Hungarian energy group MOL took the latest shot in the standoff over control of Croatia's INA late on November 26 as it announced it has launched an arbitration case against the government in Zagreb. However, the move is thought unlikely to break the deadlock.
Claiming it has responsibility to its shareholders, MOL said in a statement to the Budapest Stock Exchange that it has applied to the International Centre for Settlement of of Disputes seeking arbitration over its claim that Croatia has "breach[ed] certain of its obligations and undertakings in relation to MOL's investments in Croatia".
The pair has been fighting over the company for most of the time since MOL - in which the Hungary state owns a 25% stake - increased its interest in INA to 49.1% and acquired management rights in 2009. Talks to resolve the impasse have become bogged down as both sides become increasingly entrenched.
Croatia, which owns 43% of INA, insists the deal over management rights was crooked; former Croatian prime minster Ivo Sanader was jailed earlier this year for 10 years for collecting a bribe from MOL to push it through.

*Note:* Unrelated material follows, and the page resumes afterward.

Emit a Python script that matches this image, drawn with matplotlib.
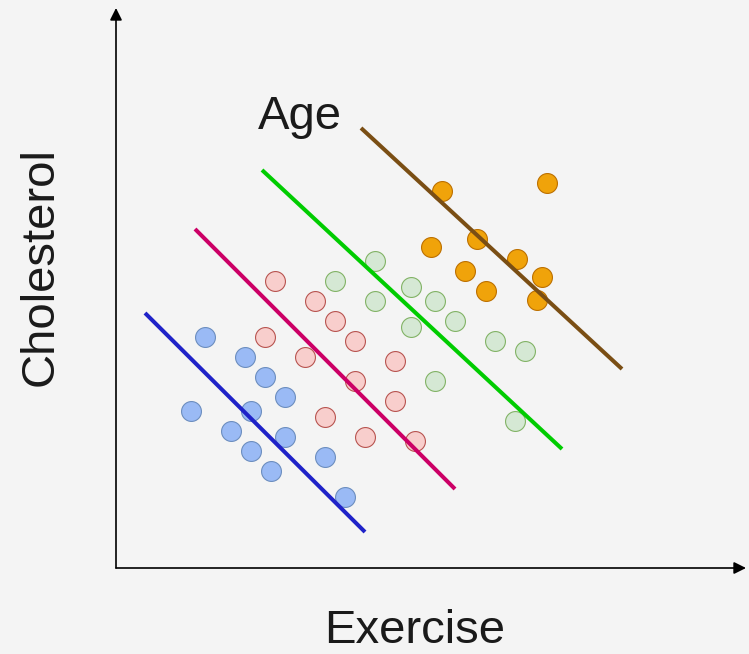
import matplotlib
matplotlib.use("Agg")
import matplotlib.pyplot as plt

# Data (axis origin at lower-left corner of the axes arrows)
blue_x = [89, 129, 149, 169, 75, 135, 115, 169, 135, 155, 209, 229]
blue_y = [231, 211, 191, 171, 157, 157, 137, 131, 117, 97, 111, 71]

red_x = [159, 199, 219, 239, 149, 189, 239, 279, 279, 209, 249, 299]
red_y = [287, 267, 247, 227, 231, 211, 187, 207, 167, 151, 131, 127]

green_x = [259, 219, 295, 259, 319, 295, 339, 379, 409, 319, 399]
green_y = [307, 287, 281, 267, 267, 241, 247, 227, 217, 187, 147]

orange_x = [326, 431, 361, 315, 401, 349, 426, 370, 421]
orange_y = [377, 385, 329, 321, 309, 297, 291, 277, 268]

# Trend lines (start/end)
blue_line_x, blue_line_y = [29, 249], [255, 36]
magenta_line_x, magenta_line_y = [79, 339], [339, 79]
green_line_x, green_line_y = [146, 446], [398, 119]
brown_line_x, brown_line_y = [245, 506], [440, 199]

x_label = "Exercise"
y_label = "Cholesterol"
group_label = "Age"

bg = "#f4f4f4"
fig = plt.figure(figsize=(7.49, 6.54), dpi=100, facecolor=bg)
ax = fig.add_axes([0, 0, 1, 1])
ax.set_facecolor(bg)
ax.set_xlim(-116, 749 - 116)
ax.set_ylim(568 - 654, 568)
ax.axis("off")

s = 205
ax.scatter(blue_x, blue_y, s=s, c="#9abaf5", edgecolors="#6c8ebf", linewidths=0.8, zorder=2)
ax.scatter(red_x, red_y, s=s, c="#f8cecc", edgecolors="#b85450", linewidths=0.8, zorder=2)
ax.scatter(green_x, green_y, s=s, c="#d5e8d4", edgecolors="#82b366", linewidths=0.8, zorder=2)
ax.scatter(orange_x, orange_y, s=s, c="#f0a30a", edgecolors="#bd7000", linewidths=0.8, zorder=2)

lw = 2.9
ax.plot(blue_line_x, blue_line_y, color="#1f22c8", lw=lw, zorder=3, solid_capstyle="butt")
ax.plot(magenta_line_x, magenta_line_y, color="#cc0066", lw=lw, zorder=3, solid_capstyle="butt")
ax.plot(green_line_x, green_line_y, color="#00cc00", lw=lw, zorder=3, solid_capstyle="butt")
ax.plot(brown_line_x, brown_line_y, color="#7a4e14", lw=lw, zorder=3, solid_capstyle="butt")

# Axes arrows
arrow = dict(arrowstyle="-|>", color="black", lw=1.2, mutation_scale=18, shrinkA=0, shrinkB=0)
ax.annotate("", xy=(0, 560), xytext=(0, 0), arrowprops=arrow)
ax.annotate("", xy=(630, 0), xytext=(0, 0), arrowprops=arrow)

font = dict(family=["Liberation Sans", "DejaVu Sans"], fontsize=34, color="#1a1a1a")
ax.text(299, -63, x_label, ha="center", va="center", **font)
ax.text(-75, 301, y_label, ha="center", va="center", rotation=90, **font)
ax.text(184, 451, group_label, ha="center", va="center", **font)

fig.savefig("out.png", dpi=100, facecolor=bg)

In a clear bid to raise its leverage ahead of the restart of talks, Croatia issued an arrest warrant for MOL's chairman, Zsolt Hernadi, in October.
Meanwhile, MOL claims that Zagreb has failed to live up to conditions of privatization. The Hungarian company's main tactic has been to threaten to sell its stake in INA. Knowing Zagreb does not have the cash to buy it out, that would leave a major Russian group as the only likely buyer, which would not be welcomed by Croatia.
At the same time, INA is an important asset for both MOL and Hungary. The Croatian company offers growth potential due to ongoing oil and gas exploration, while it also holds strategic assets on the Adriatic coast. That infrastructure has only grown in importance as the EU and Russia tussle over control of oil and gas supplies into Europe.
Hence the standoff. In its statement, MOL says it has legal obligations to shareholders "to pursue good faith negotiations" and insists that it "remains open to further explore a negotiated resolution to the dispute." However, it stresses that it's "also under legal obligations to commence legal action to enforce its rights."
MOL's share price in Budapest fell 4.6% on November 26 ahead of the statement. At the time of writing, it had recouped close to 2% in trading the following morning. A spokesman for the Croatian economy ministry declined to comment on MOL's announcement when contacted by Bloomberg.
Tamas Pletser at Erste Bank suggests the move from the Hungarians is unlikely to break the current deadlock. "MOL is trying to use other tools to strengthen the pressure on the Croatian government to move the wrecked negotiations ahead," he says. "The situation is unlikely to be solved in the short term. The arbitration court is likely to decide in favor of MOL, even though Croatia may dispute it claiming that this was a rigged deal, as bribery was involved."